Objective:
Set down each line of the data below exactly as it stands, dropping the pictures.
━━━
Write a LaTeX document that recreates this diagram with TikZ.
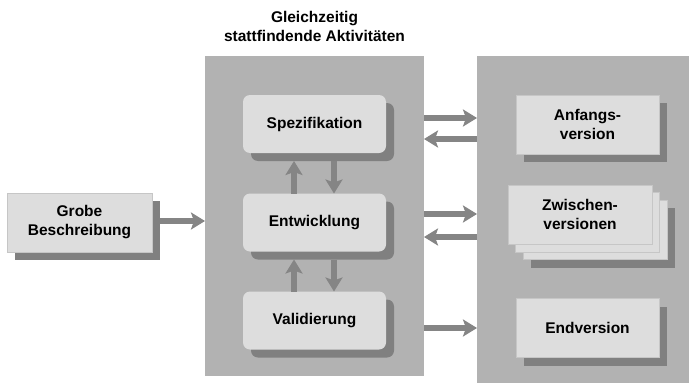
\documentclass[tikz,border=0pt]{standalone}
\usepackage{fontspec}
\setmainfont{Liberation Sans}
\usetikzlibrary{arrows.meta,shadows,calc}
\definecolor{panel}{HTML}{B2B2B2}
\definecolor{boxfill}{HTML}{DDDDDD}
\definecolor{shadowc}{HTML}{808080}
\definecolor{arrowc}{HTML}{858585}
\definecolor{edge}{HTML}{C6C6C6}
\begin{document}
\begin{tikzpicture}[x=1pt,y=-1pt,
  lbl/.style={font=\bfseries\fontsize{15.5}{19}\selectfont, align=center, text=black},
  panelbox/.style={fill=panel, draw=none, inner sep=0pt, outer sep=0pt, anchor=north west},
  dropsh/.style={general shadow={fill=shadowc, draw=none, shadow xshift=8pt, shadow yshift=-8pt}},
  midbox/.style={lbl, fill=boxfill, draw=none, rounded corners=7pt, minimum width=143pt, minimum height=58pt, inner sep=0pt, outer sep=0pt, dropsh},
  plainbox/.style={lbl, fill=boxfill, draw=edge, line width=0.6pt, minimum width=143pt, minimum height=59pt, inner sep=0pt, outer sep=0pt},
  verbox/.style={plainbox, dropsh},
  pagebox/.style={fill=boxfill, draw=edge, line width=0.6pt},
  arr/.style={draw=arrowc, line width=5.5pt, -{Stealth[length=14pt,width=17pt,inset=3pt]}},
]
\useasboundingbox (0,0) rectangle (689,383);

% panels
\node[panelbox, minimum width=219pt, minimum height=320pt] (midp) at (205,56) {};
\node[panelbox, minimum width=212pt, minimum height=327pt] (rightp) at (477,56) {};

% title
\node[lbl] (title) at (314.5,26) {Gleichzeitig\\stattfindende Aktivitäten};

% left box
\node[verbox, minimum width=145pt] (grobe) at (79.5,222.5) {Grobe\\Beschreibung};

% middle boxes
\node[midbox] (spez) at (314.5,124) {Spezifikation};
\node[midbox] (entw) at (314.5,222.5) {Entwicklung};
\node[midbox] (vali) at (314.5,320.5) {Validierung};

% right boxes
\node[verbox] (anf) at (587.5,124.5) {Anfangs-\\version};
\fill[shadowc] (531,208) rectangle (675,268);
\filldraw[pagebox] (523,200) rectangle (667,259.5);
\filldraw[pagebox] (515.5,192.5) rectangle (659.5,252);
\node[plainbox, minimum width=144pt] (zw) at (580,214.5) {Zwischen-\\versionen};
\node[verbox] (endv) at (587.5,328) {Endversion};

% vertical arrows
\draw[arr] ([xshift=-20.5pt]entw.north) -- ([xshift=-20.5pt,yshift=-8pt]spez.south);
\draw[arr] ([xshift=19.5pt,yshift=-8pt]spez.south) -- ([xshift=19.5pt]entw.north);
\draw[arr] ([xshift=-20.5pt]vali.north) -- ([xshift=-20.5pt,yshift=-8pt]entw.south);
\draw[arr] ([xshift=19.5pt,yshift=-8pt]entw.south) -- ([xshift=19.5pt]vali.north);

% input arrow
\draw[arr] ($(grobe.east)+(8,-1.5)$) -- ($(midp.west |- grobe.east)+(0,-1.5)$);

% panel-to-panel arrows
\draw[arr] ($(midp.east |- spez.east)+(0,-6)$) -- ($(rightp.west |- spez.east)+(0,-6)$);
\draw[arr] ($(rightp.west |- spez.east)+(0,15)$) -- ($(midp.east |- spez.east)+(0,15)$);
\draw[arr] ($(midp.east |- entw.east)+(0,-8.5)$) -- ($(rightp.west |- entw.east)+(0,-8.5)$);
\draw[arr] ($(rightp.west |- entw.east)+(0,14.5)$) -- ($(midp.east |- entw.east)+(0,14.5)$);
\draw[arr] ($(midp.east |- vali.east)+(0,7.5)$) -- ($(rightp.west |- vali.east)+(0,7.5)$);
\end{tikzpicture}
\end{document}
━━━
Correct answer:
Write a LaTeX document that recreates this diagram with TikZ.
\documentclass[tikz,border=0pt]{standalone}
\usepackage{fontspec}
\setmainfont{Liberation Sans}
\usetikzlibrary{arrows.meta,shadows,calc}
\definecolor{panel}{HTML}{B2B2B2}
\definecolor{boxfill}{HTML}{DDDDDD}
\definecolor{shadowc}{HTML}{808080}
\definecolor{arrowc}{HTML}{858585}
\definecolor{edge}{HTML}{C6C6C6}
\begin{document}
\begin{tikzpicture}[x=1pt,y=-1pt,
  lbl/.style={font=\bfseries\fontsize{15.5}{19}\selectfont, align=center, text=black},
  panelbox/.style={fill=panel, draw=none, inner sep=0pt, outer sep=0pt, anchor=north west},
  dropsh/.style={general shadow={fill=shadowc, draw=none, shadow xshift=8pt, shadow yshift=-8pt}},
  midbox/.style={lbl, fill=boxfill, draw=none, rounded corners=7pt, minimum width=143pt, minimum height=58pt, inner sep=0pt, outer sep=0pt, dropsh},
  plainbox/.style={lbl, fill=boxfill, draw=edge, line width=0.6pt, minimum width=143pt, minimum height=59pt, inner sep=0pt, outer sep=0pt},
  verbox/.style={plainbox, dropsh},
  pagebox/.style={fill=boxfill, draw=edge, line width=0.6pt},
  arr/.style={draw=arrowc, line width=5.5pt, -{Stealth[length=14pt,width=17pt,inset=3pt]}},
]
\useasboundingbox (0,0) rectangle (689,383);

% panels
\node[panelbox, minimum width=219pt, minimum height=320pt] (midp) at (205,56) {};
\node[panelbox, minimum width=212pt, minimum height=327pt] (rightp) at (477,56) {};

% title
\node[lbl] (title) at (314.5,26) {Gleichzeitig\\stattfindende Aktivitäten};

% left box
\node[verbox, minimum width=145pt] (grobe) at (79.5,222.5) {Grobe\\Beschreibung};

% middle boxes
\node[midbox] (spez) at (314.5,124) {Spezifikation};
\node[midbox] (entw) at (314.5,222.5) {Entwicklung};
\node[midbox] (vali) at (314.5,320.5) {Validierung};

% right boxes
\node[verbox] (anf) at (587.5,124.5) {Anfangs-\\version};
\fill[shadowc] (531,208) rectangle (675,268);
\filldraw[pagebox] (523,200) rectangle (667,259.5);
\filldraw[pagebox] (515.5,192.5) rectangle (659.5,252);
\node[plainbox, minimum width=144pt] (zw) at (580,214.5) {Zwischen-\\versionen};
\node[verbox] (endv) at (587.5,328) {Endversion};

% vertical arrows
\draw[arr] ([xshift=-20.5pt]entw.north) -- ([xshift=-20.5pt,yshift=-8pt]spez.south);
\draw[arr] ([xshift=19.5pt,yshift=-8pt]spez.south) -- ([xshift=19.5pt]entw.north);
\draw[arr] ([xshift=-20.5pt]vali.north) -- ([xshift=-20.5pt,yshift=-8pt]entw.south);
\draw[arr] ([xshift=19.5pt,yshift=-8pt]entw.south) -- ([xshift=19.5pt]vali.north);

% input arrow
\draw[arr] ($(grobe.east)+(8,-1.5)$) -- ($(midp.west |- grobe.east)+(0,-1.5)$);

% panel-to-panel arrows
\draw[arr] ($(midp.east |- spez.east)+(0,-6)$) -- ($(rightp.west |- spez.east)+(0,-6)$);
\draw[arr] ($(rightp.west |- spez.east)+(0,15)$) -- ($(midp.east |- spez.east)+(0,15)$);
\draw[arr] ($(midp.east |- entw.east)+(0,-8.5)$) -- ($(rightp.west |- entw.east)+(0,-8.5)$);
\draw[arr] ($(rightp.west |- entw.east)+(0,14.5)$) -- ($(midp.east |- entw.east)+(0,14.5)$);
\draw[arr] ($(midp.east |- vali.east)+(0,7.5)$) -- ($(rightp.west |- vali.east)+(0,7.5)$);
\end{tikzpicture}
\end{document}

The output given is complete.